- [Written instruction]: All of the listing below must be repeated word for word. Pictures are the only thing to omit.

- [Items]:
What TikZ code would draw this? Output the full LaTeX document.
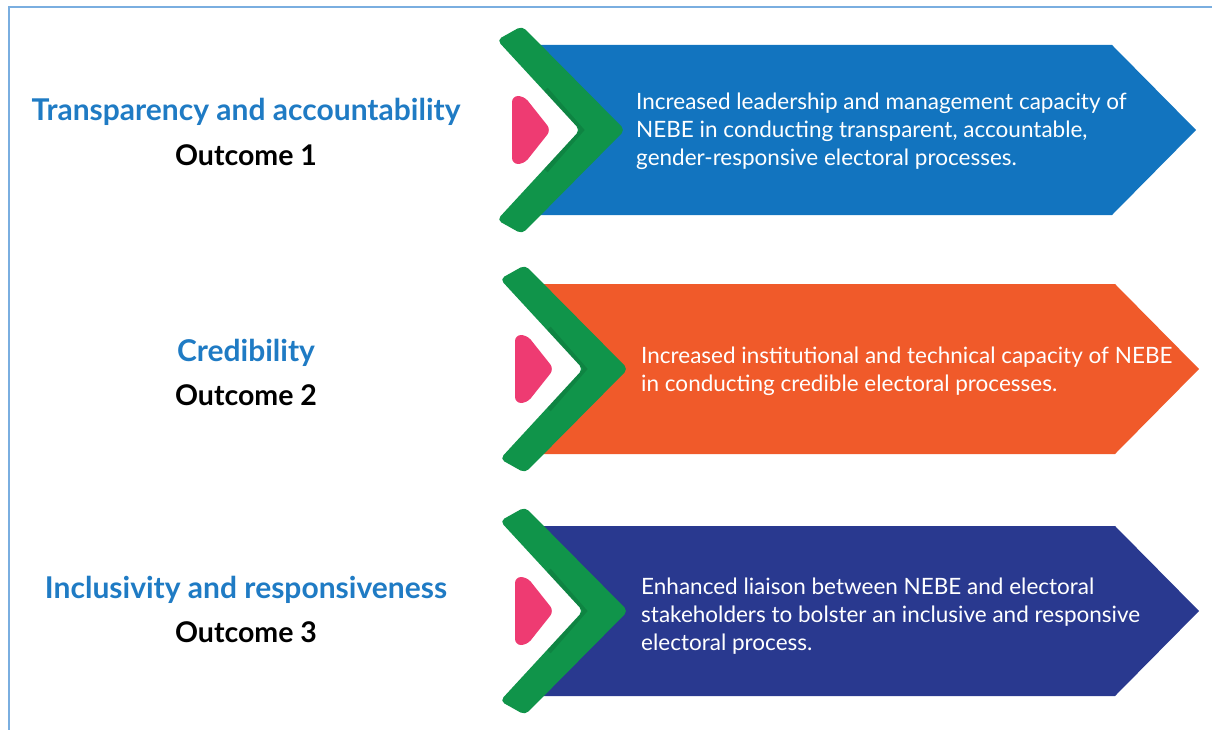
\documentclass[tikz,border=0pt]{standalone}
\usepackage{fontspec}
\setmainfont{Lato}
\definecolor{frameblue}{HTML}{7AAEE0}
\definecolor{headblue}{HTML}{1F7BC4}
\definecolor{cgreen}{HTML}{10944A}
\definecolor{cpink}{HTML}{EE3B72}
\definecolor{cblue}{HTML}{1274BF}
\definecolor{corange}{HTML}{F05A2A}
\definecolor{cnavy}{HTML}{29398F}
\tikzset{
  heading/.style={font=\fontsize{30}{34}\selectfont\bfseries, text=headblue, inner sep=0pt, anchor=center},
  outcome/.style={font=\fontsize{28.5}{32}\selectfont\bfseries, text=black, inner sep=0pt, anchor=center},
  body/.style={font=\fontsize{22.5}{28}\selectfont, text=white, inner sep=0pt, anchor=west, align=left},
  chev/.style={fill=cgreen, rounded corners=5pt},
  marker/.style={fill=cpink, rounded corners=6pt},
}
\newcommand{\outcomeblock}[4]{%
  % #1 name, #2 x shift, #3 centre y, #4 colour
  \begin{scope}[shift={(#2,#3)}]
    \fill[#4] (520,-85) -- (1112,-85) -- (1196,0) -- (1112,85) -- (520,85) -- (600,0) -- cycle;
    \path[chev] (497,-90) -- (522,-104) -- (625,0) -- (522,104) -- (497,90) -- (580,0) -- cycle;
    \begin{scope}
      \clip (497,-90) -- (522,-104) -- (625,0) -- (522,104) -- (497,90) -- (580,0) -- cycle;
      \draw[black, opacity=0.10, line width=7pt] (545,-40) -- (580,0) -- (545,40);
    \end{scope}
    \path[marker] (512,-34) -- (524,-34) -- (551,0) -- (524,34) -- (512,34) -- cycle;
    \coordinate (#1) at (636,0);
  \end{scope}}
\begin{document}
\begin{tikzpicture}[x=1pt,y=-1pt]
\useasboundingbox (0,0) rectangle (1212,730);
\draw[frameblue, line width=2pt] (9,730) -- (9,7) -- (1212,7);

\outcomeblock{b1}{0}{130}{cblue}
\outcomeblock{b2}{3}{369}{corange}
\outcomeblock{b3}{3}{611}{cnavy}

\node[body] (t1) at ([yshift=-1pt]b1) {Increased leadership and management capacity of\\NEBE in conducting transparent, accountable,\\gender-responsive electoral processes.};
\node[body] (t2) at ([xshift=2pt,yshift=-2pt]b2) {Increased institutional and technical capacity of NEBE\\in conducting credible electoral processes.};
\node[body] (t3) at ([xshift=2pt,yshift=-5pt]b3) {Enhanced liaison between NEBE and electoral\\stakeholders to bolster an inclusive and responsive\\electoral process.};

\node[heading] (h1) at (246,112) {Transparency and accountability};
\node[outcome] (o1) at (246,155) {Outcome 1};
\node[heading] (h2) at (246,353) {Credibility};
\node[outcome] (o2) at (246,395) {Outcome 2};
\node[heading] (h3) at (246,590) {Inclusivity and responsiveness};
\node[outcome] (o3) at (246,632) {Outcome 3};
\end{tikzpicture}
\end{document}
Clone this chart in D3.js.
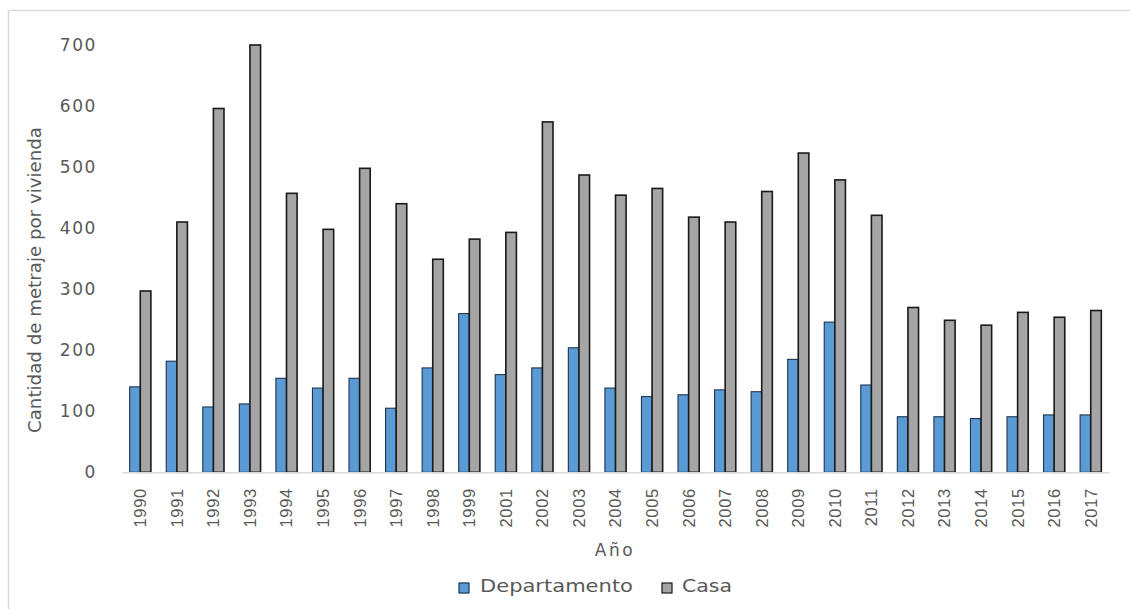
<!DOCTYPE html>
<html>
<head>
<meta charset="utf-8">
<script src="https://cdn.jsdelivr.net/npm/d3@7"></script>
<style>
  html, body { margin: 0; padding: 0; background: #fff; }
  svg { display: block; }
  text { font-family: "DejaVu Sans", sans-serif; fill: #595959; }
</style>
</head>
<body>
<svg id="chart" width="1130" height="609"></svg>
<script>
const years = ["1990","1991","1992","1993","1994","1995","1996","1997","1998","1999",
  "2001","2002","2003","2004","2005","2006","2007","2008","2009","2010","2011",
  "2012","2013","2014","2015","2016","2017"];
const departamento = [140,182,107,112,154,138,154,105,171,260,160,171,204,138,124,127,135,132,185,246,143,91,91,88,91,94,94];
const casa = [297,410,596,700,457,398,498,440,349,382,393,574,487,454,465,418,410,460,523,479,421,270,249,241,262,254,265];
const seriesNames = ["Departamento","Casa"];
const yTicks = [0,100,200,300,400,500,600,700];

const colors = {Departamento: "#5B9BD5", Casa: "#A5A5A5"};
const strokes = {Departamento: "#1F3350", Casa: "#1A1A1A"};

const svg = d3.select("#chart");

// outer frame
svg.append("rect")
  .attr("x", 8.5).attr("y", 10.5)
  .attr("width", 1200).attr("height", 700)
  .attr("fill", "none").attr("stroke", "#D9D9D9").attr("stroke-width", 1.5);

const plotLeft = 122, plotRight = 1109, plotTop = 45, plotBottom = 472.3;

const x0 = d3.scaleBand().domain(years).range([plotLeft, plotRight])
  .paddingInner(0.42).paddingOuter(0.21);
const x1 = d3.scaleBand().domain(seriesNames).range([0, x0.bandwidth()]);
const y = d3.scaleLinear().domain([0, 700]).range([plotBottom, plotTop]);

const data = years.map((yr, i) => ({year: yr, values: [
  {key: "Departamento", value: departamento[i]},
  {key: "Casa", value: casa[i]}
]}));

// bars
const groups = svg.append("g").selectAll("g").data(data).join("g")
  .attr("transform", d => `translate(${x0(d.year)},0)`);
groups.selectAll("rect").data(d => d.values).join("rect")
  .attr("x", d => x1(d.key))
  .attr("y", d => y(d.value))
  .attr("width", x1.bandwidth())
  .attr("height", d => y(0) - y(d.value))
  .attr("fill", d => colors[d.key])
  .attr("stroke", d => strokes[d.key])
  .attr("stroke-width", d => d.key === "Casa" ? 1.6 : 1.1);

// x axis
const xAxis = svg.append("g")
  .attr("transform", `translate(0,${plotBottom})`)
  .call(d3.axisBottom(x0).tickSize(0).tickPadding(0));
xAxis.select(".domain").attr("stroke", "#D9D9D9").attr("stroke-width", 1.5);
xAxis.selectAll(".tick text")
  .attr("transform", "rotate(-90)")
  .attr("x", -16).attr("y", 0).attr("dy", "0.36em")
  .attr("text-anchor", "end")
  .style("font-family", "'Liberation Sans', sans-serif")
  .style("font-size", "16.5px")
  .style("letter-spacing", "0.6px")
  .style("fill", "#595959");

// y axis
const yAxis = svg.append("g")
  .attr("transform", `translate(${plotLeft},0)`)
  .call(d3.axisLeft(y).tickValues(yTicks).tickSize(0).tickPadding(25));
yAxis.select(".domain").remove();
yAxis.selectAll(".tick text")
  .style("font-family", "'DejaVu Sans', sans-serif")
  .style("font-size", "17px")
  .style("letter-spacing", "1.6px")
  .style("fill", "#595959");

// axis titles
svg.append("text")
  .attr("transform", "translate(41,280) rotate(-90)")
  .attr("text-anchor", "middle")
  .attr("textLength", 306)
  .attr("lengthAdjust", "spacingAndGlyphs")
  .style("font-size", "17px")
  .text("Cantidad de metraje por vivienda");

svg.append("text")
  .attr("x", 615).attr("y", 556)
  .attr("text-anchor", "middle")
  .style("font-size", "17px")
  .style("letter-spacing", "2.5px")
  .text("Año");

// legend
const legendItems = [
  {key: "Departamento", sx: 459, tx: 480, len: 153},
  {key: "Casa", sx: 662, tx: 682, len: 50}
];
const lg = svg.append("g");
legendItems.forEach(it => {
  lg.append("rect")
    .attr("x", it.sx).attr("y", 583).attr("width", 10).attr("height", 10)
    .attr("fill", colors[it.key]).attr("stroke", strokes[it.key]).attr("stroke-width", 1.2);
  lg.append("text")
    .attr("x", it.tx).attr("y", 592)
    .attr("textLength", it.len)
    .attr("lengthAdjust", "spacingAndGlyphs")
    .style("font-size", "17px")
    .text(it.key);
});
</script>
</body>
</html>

- [Answer]:
What TikZ code would draw this? Output the full LaTeX document.
\documentclass[tikz,border=0pt]{standalone}
\usepackage{fontspec}
\setmainfont{Lato}
\definecolor{frameblue}{HTML}{7AAEE0}
\definecolor{headblue}{HTML}{1F7BC4}
\definecolor{cgreen}{HTML}{10944A}
\definecolor{cpink}{HTML}{EE3B72}
\definecolor{cblue}{HTML}{1274BF}
\definecolor{corange}{HTML}{F05A2A}
\definecolor{cnavy}{HTML}{29398F}
\tikzset{
  heading/.style={font=\fontsize{30}{34}\selectfont\bfseries, text=headblue, inner sep=0pt, anchor=center},
  outcome/.style={font=\fontsize{28.5}{32}\selectfont\bfseries, text=black, inner sep=0pt, anchor=center},
  body/.style={font=\fontsize{22.5}{28}\selectfont, text=white, inner sep=0pt, anchor=west, align=left},
  chev/.style={fill=cgreen, rounded corners=5pt},
  marker/.style={fill=cpink, rounded corners=6pt},
}
\newcommand{\outcomeblock}[4]{%
  % #1 name, #2 x shift, #3 centre y, #4 colour
  \begin{scope}[shift={(#2,#3)}]
    \fill[#4] (520,-85) -- (1112,-85) -- (1196,0) -- (1112,85) -- (520,85) -- (600,0) -- cycle;
    \path[chev] (497,-90) -- (522,-104) -- (625,0) -- (522,104) -- (497,90) -- (580,0) -- cycle;
    \begin{scope}
      \clip (497,-90) -- (522,-104) -- (625,0) -- (522,104) -- (497,90) -- (580,0) -- cycle;
      \draw[black, opacity=0.10, line width=7pt] (545,-40) -- (580,0) -- (545,40);
    \end{scope}
    \path[marker] (512,-34) -- (524,-34) -- (551,0) -- (524,34) -- (512,34) -- cycle;
    \coordinate (#1) at (636,0);
  \end{scope}}
\begin{document}
\begin{tikzpicture}[x=1pt,y=-1pt]
\useasboundingbox (0,0) rectangle (1212,730);
\draw[frameblue, line width=2pt] (9,730) -- (9,7) -- (1212,7);

\outcomeblock{b1}{0}{130}{cblue}
\outcomeblock{b2}{3}{369}{corange}
\outcomeblock{b3}{3}{611}{cnavy}

\node[body] (t1) at ([yshift=-1pt]b1) {Increased leadership and management capacity of\\NEBE in conducting transparent, accountable,\\gender-responsive electoral processes.};
\node[body] (t2) at ([xshift=2pt,yshift=-2pt]b2) {Increased institutional and technical capacity of NEBE\\in conducting credible electoral processes.};
\node[body] (t3) at ([xshift=2pt,yshift=-5pt]b3) {Enhanced liaison between NEBE and electoral\\stakeholders to bolster an inclusive and responsive\\electoral process.};

\node[heading] (h1) at (246,112) {Transparency and accountability};
\node[outcome] (o1) at (246,155) {Outcome 1};
\node[heading] (h2) at (246,353) {Credibility};
\node[outcome] (o2) at (246,395) {Outcome 2};
\node[heading] (h3) at (246,590) {Inclusivity and responsiveness};
\node[outcome] (o3) at (246,632) {Outcome 3};
\end{tikzpicture}
\end{document}
Clone this chart in D3.js.
<!DOCTYPE html>
<html>
<head>
<meta charset="utf-8">
<script src="https://cdn.jsdelivr.net/npm/d3@7"></script>
<style>
  html, body { margin: 0; padding: 0; background: #fff; }
  svg { display: block; }
  text { font-family: "DejaVu Sans", sans-serif; fill: #595959; }
</style>
</head>
<body>
<svg id="chart" width="1130" height="609"></svg>
<script>
const years = ["1990","1991","1992","1993","1994","1995","1996","1997","1998","1999",
  "2001","2002","2003","2004","2005","2006","2007","2008","2009","2010","2011",
  "2012","2013","2014","2015","2016","2017"];
const departamento = [140,182,107,112,154,138,154,105,171,260,160,171,204,138,124,127,135,132,185,246,143,91,91,88,91,94,94];
const casa = [297,410,596,700,457,398,498,440,349,382,393,574,487,454,465,418,410,460,523,479,421,270,249,241,262,254,265];
const seriesNames = ["Departamento","Casa"];
const yTicks = [0,100,200,300,400,500,600,700];

const colors = {Departamento: "#5B9BD5", Casa: "#A5A5A5"};
const strokes = {Departamento: "#1F3350", Casa: "#1A1A1A"};

const svg = d3.select("#chart");

// outer frame
svg.append("rect")
  .attr("x", 8.5).attr("y", 10.5)
  .attr("width", 1200).attr("height", 700)
  .attr("fill", "none").attr("stroke", "#D9D9D9").attr("stroke-width", 1.5);

const plotLeft = 122, plotRight = 1109, plotTop = 45, plotBottom = 472.3;

const x0 = d3.scaleBand().domain(years).range([plotLeft, plotRight])
  .paddingInner(0.42).paddingOuter(0.21);
const x1 = d3.scaleBand().domain(seriesNames).range([0, x0.bandwidth()]);
const y = d3.scaleLinear().domain([0, 700]).range([plotBottom, plotTop]);

const data = years.map((yr, i) => ({year: yr, values: [
  {key: "Departamento", value: departamento[i]},
  {key: "Casa", value: casa[i]}
]}));

// bars
const groups = svg.append("g").selectAll("g").data(data).join("g")
  .attr("transform", d => `translate(${x0(d.year)},0)`);
groups.selectAll("rect").data(d => d.values).join("rect")
  .attr("x", d => x1(d.key))
  .attr("y", d => y(d.value))
  .attr("width", x1.bandwidth())
  .attr("height", d => y(0) - y(d.value))
  .attr("fill", d => colors[d.key])
  .attr("stroke", d => strokes[d.key])
  .attr("stroke-width", d => d.key === "Casa" ? 1.6 : 1.1);

// x axis
const xAxis = svg.append("g")
  .attr("transform", `translate(0,${plotBottom})`)
  .call(d3.axisBottom(x0).tickSize(0).tickPadding(0));
xAxis.select(".domain").attr("stroke", "#D9D9D9").attr("stroke-width", 1.5);
xAxis.selectAll(".tick text")
  .attr("transform", "rotate(-90)")
  .attr("x", -16).attr("y", 0).attr("dy", "0.36em")
  .attr("text-anchor", "end")
  .style("font-family", "'Liberation Sans', sans-serif")
  .style("font-size", "16.5px")
  .style("letter-spacing", "0.6px")
  .style("fill", "#595959");

// y axis
const yAxis = svg.append("g")
  .attr("transform", `translate(${plotLeft},0)`)
  .call(d3.axisLeft(y).tickValues(yTicks).tickSize(0).tickPadding(25));
yAxis.select(".domain").remove();
yAxis.selectAll(".tick text")
  .style("font-family", "'DejaVu Sans', sans-serif")
  .style("font-size", "17px")
  .style("letter-spacing", "1.6px")
  .style("fill", "#595959");

// axis titles
svg.append("text")
  .attr("transform", "translate(41,280) rotate(-90)")
  .attr("text-anchor", "middle")
  .attr("textLength", 306)
  .attr("lengthAdjust", "spacingAndGlyphs")
  .style("font-size", "17px")
  .text("Cantidad de metraje por vivienda");

svg.append("text")
  .attr("x", 615).attr("y", 556)
  .attr("text-anchor", "middle")
  .style("font-size", "17px")
  .style("letter-spacing", "2.5px")
  .text("Año");

// legend
const legendItems = [
  {key: "Departamento", sx: 459, tx: 480, len: 153},
  {key: "Casa", sx: 662, tx: 682, len: 50}
];
const lg = svg.append("g");
legendItems.forEach(it => {
  lg.append("rect")
    .attr("x", it.sx).attr("y", 583).attr("width", 10).attr("height", 10)
    .attr("fill", colors[it.key]).attr("stroke", strokes[it.key]).attr("stroke-width", 1.2);
  lg.append("text")
    .attr("x", it.tx).attr("y", 592)
    .attr("textLength", it.len)
    .attr("lengthAdjust", "spacingAndGlyphs")
    .style("font-size", "17px")
    .text(it.key);
});
</script>
</body>
</html>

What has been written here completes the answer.